Problem details: Give a verbatim copy of the lines below, minus the pictures.

───── Data section ─────

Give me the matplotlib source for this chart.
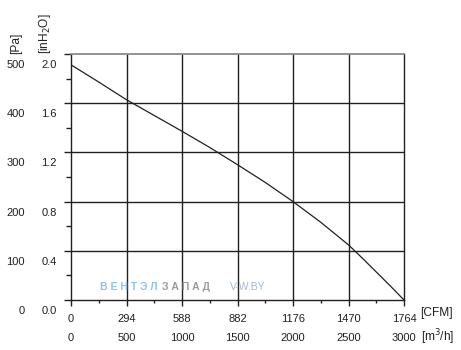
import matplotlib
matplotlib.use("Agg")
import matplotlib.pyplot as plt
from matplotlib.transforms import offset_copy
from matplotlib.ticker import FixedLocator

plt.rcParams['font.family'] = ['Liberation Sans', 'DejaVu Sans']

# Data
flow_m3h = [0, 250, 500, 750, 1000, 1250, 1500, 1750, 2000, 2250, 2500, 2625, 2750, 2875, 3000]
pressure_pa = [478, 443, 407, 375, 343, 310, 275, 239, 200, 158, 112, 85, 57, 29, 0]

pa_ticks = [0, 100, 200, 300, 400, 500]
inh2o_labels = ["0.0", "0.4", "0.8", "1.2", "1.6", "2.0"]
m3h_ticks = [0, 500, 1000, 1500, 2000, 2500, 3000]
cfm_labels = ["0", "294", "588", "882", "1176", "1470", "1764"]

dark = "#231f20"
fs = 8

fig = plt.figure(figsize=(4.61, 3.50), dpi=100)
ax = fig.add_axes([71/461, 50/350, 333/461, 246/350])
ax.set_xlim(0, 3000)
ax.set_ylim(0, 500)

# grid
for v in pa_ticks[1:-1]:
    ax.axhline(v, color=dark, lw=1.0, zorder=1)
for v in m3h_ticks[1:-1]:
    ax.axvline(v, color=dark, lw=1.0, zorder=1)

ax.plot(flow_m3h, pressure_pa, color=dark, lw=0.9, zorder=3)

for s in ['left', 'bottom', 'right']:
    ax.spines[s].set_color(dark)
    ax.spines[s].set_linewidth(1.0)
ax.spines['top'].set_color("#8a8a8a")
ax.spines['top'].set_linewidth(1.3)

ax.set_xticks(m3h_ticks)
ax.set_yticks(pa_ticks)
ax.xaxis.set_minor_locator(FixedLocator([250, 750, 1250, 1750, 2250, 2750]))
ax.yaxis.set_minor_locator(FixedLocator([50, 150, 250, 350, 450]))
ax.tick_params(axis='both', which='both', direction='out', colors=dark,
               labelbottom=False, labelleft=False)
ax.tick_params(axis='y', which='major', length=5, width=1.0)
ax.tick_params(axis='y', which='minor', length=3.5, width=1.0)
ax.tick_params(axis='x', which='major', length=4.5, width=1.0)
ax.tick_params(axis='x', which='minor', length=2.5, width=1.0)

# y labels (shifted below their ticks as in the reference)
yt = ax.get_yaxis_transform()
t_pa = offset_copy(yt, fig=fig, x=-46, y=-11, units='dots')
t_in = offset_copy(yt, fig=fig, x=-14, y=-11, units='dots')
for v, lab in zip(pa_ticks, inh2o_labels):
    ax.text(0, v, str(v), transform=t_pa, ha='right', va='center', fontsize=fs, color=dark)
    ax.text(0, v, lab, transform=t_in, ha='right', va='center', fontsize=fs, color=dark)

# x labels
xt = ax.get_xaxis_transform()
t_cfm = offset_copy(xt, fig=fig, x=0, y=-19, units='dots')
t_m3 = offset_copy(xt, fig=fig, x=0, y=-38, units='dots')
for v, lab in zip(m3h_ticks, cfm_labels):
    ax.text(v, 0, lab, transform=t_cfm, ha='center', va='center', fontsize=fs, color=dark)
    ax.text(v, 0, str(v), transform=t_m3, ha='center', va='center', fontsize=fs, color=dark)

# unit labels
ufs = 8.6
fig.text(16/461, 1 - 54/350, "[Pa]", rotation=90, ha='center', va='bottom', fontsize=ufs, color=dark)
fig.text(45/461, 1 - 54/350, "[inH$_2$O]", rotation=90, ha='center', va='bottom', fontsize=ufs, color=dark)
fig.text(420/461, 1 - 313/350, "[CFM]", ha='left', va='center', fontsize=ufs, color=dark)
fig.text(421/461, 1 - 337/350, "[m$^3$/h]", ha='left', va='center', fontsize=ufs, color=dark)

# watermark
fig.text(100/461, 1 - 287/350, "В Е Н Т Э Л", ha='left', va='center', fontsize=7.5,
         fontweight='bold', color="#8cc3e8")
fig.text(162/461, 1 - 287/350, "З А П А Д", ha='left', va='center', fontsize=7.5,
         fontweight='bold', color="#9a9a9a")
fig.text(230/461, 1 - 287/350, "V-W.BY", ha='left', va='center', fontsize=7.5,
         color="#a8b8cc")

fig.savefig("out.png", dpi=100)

─────

Correct output:
Give me the matplotlib source for this chart.
import matplotlib
matplotlib.use("Agg")
import matplotlib.pyplot as plt
from matplotlib.transforms import offset_copy
from matplotlib.ticker import FixedLocator

plt.rcParams['font.family'] = ['Liberation Sans', 'DejaVu Sans']

# Data
flow_m3h = [0, 250, 500, 750, 1000, 1250, 1500, 1750, 2000, 2250, 2500, 2625, 2750, 2875, 3000]
pressure_pa = [478, 443, 407, 375, 343, 310, 275, 239, 200, 158, 112, 85, 57, 29, 0]

pa_ticks = [0, 100, 200, 300, 400, 500]
inh2o_labels = ["0.0", "0.4", "0.8", "1.2", "1.6", "2.0"]
m3h_ticks = [0, 500, 1000, 1500, 2000, 2500, 3000]
cfm_labels = ["0", "294", "588", "882", "1176", "1470", "1764"]

dark = "#231f20"
fs = 8

fig = plt.figure(figsize=(4.61, 3.50), dpi=100)
ax = fig.add_axes([71/461, 50/350, 333/461, 246/350])
ax.set_xlim(0, 3000)
ax.set_ylim(0, 500)

# grid
for v in pa_ticks[1:-1]:
    ax.axhline(v, color=dark, lw=1.0, zorder=1)
for v in m3h_ticks[1:-1]:
    ax.axvline(v, color=dark, lw=1.0, zorder=1)

ax.plot(flow_m3h, pressure_pa, color=dark, lw=0.9, zorder=3)

for s in ['left', 'bottom', 'right']:
    ax.spines[s].set_color(dark)
    ax.spines[s].set_linewidth(1.0)
ax.spines['top'].set_color("#8a8a8a")
ax.spines['top'].set_linewidth(1.3)

ax.set_xticks(m3h_ticks)
ax.set_yticks(pa_ticks)
ax.xaxis.set_minor_locator(FixedLocator([250, 750, 1250, 1750, 2250, 2750]))
ax.yaxis.set_minor_locator(FixedLocator([50, 150, 250, 350, 450]))
ax.tick_params(axis='both', which='both', direction='out', colors=dark,
               labelbottom=False, labelleft=False)
ax.tick_params(axis='y', which='major', length=5, width=1.0)
ax.tick_params(axis='y', which='minor', length=3.5, width=1.0)
ax.tick_params(axis='x', which='major', length=4.5, width=1.0)
ax.tick_params(axis='x', which='minor', length=2.5, width=1.0)

# y labels (shifted below their ticks as in the reference)
yt = ax.get_yaxis_transform()
t_pa = offset_copy(yt, fig=fig, x=-46, y=-11, units='dots')
t_in = offset_copy(yt, fig=fig, x=-14, y=-11, units='dots')
for v, lab in zip(pa_ticks, inh2o_labels):
    ax.text(0, v, str(v), transform=t_pa, ha='right', va='center', fontsize=fs, color=dark)
    ax.text(0, v, lab, transform=t_in, ha='right', va='center', fontsize=fs, color=dark)

# x labels
xt = ax.get_xaxis_transform()
t_cfm = offset_copy(xt, fig=fig, x=0, y=-19, units='dots')
t_m3 = offset_copy(xt, fig=fig, x=0, y=-38, units='dots')
for v, lab in zip(m3h_ticks, cfm_labels):
    ax.text(v, 0, lab, transform=t_cfm, ha='center', va='center', fontsize=fs, color=dark)
    ax.text(v, 0, str(v), transform=t_m3, ha='center', va='center', fontsize=fs, color=dark)

# unit labels
ufs = 8.6
fig.text(16/461, 1 - 54/350, "[Pa]", rotation=90, ha='center', va='bottom', fontsize=ufs, color=dark)
fig.text(45/461, 1 - 54/350, "[inH$_2$O]", rotation=90, ha='center', va='bottom', fontsize=ufs, color=dark)
fig.text(420/461, 1 - 313/350, "[CFM]", ha='left', va='center', fontsize=ufs, color=dark)
fig.text(421/461, 1 - 337/350, "[m$^3$/h]", ha='left', va='center', fontsize=ufs, color=dark)

# watermark
fig.text(100/461, 1 - 287/350, "В Е Н Т Э Л", ha='left', va='center', fontsize=7.5,
         fontweight='bold', color="#8cc3e8")
fig.text(162/461, 1 - 287/350, "З А П А Д", ha='left', va='center', fontsize=7.5,
         fontweight='bold', color="#9a9a9a")
fig.text(230/461, 1 - 287/350, "V-W.BY", ha='left', va='center', fontsize=7.5,
         color="#a8b8cc")

fig.savefig("out.png", dpi=100)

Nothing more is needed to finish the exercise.